** BEGIN Data **

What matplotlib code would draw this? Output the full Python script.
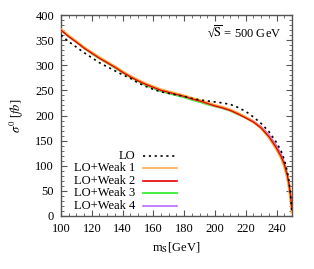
import matplotlib
matplotlib.use("Agg")
import matplotlib.pyplot as plt
from matplotlib.ticker import MultipleLocator

plt.rcParams['font.family'] = ['Liberation Serif', 'DejaVu Serif']
plt.rcParams['mathtext.fontset'] = 'stix'
plt.rcParams['font.size'] = 9

# scalar mass m_S [GeV]
m_s = [100, 105, 110, 115, 120, 125, 130, 135, 140, 145, 150, 155, 160, 165, 170,
       175, 180, 185, 190, 195, 200, 205, 210, 215, 220, 225, 230, 235, 240, 243,
       245, 247, 248, 249, 250]

lo = [360, 347, 336, 325, 315, 305, 297, 289, 281, 274, 265, 258, 252, 247, 244,
      241, 238, 234, 231, 229, 227, 225, 222, 216, 208, 197, 184, 168, 146, 129,
      112, 88, 70, 45, 5]

weak1 = [371, 358, 347, 335, 325, 315, 306, 297, 287, 278, 270, 263, 257, 251, 247,
         243, 239, 234, 230, 225, 220, 216, 211, 204, 196, 187, 175, 157, 133, 116,
         100, 77, 60, 38, 8]

weak2 = [370, 357, 346, 334, 324, 314, 305, 296, 286, 277, 269, 262, 256, 250, 246,
         242, 238, 233, 229, 224, 219, 215, 210, 203, 195, 187, 175, 158, 135, 118,
         103, 80, 64, 42, 12]

weak3 = [370, 357, 346, 334, 323, 313, 304, 295, 285, 276, 268, 260, 254, 248, 244,
         240, 236, 231, 227, 222, 218, 214, 209, 202, 195, 187, 176, 159, 137, 120,
         105, 83, 66, 45, 15]

weak4 = [370, 357, 346, 334, 324, 314, 305, 296, 286, 277, 269, 262, 256, 250, 246,
         242, 238, 233, 229, 224, 219, 215, 210, 204, 197, 189, 178, 162, 140, 123,
         107, 84, 68, 46, 16]

fig = plt.figure(figsize=(3.14, 2.69), dpi=100)
ax = fig.add_axes([61 / 314, 1 - 216 / 269, 231 / 314, 201 / 269])

ax.plot(m_s, weak3, color='#33ee33', lw=1.3, zorder=2)
ax.plot(m_s, weak4, color='#b060ff', lw=1.0, zorder=2)
ax.plot(m_s, weak1, color='#ffa533', lw=2.0, zorder=3)
ax.plot(m_s, weak2, color='#e00000', lw=0.9, zorder=4)
ax.plot(m_s, lo, color='black', lw=1.2, ls=(0, (1.3, 2.2)), zorder=5)

ax.set_xlim(100, 250)
ax.set_ylim(0, 400)
ax.xaxis.set_major_locator(MultipleLocator(20))
ax.xaxis.set_minor_locator(MultipleLocator(5))
ax.yaxis.set_major_locator(MultipleLocator(50))
ax.yaxis.set_minor_locator(MultipleLocator(10))
ax.tick_params(which='both', direction='in', top=True, right=True, color='#555555')
ax.tick_params(which='major', length=4, width=0.8, labelsize=9, pad=5)
ax.tick_params(which='minor', length=2, width=0.6)
for sp in ax.spines.values():
    sp.set_color('#555555')
    sp.set_linewidth(1.0)

ax.set_xlabel(r'm$_{\rm S}$[GeV]', fontsize=9, labelpad=4)
ax.set_ylabel(r'$\sigma^0$ [$fb$]', fontsize=9, labelpad=7)

ax.text(0.955, 0.915, '√' + r'$\overline{\rm S}$' + ' = 500 GeV', transform=ax.transAxes,
        ha='right', va='center', fontsize=9)

# legend: label on the left, sample line on the right
names = ['LO', 'LO+Weak 1', 'LO+Weak 2', 'LO+Weak 3', 'LO+Weak 4']
styles = [dict(color='black', lw=1.2, ls=(0, (1.3, 2.2))),
          dict(color='#ffa533', lw=1.1),
          dict(color='#e80000', lw=1.2),
          dict(color='#33ee33', lw=1.3),
          dict(color='#b060ff', lw=1.1)]
for i, (name, st) in enumerate(zip(names, styles)):
    yy = 0.3 - i * 0.062
    ax.text(0.32, yy, name, transform=ax.transAxes, ha='right', va='center', fontsize=9)
    ax.plot([0.355, 0.5], [yy, yy], transform=ax.transAxes, **st)

fig.savefig('out.png', dpi=100)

** END Data **

**Exercise prompt**
Restate exactly, please, only the lines between the start of the data and the line containing "112, 88, 70, 45, 5]", both ends included, skipping the pictures.

**Response**
What matplotlib code would draw this? Output the full Python script.
import matplotlib
matplotlib.use("Agg")
import matplotlib.pyplot as plt
from matplotlib.ticker import MultipleLocator

plt.rcParams['font.family'] = ['Liberation Serif', 'DejaVu Serif']
plt.rcParams['mathtext.fontset'] = 'stix'
plt.rcParams['font.size'] = 9

# scalar mass m_S [GeV]
m_s = [100, 105, 110, 115, 120, 125, 130, 135, 140, 145, 150, 155, 160, 165, 170,
       175, 180, 185, 190, 195, 200, 205, 210, 215, 220, 225, 230, 235, 240, 243,
       245, 247, 248, 249, 250]

lo = [360, 347, 336, 325, 315, 305, 297, 289, 281, 274, 265, 258, 252, 247, 244,
      241, 238, 234, 231, 229, 227, 225, 222, 216, 208, 197, 184, 168, 146, 129,
      112, 88, 70, 45, 5]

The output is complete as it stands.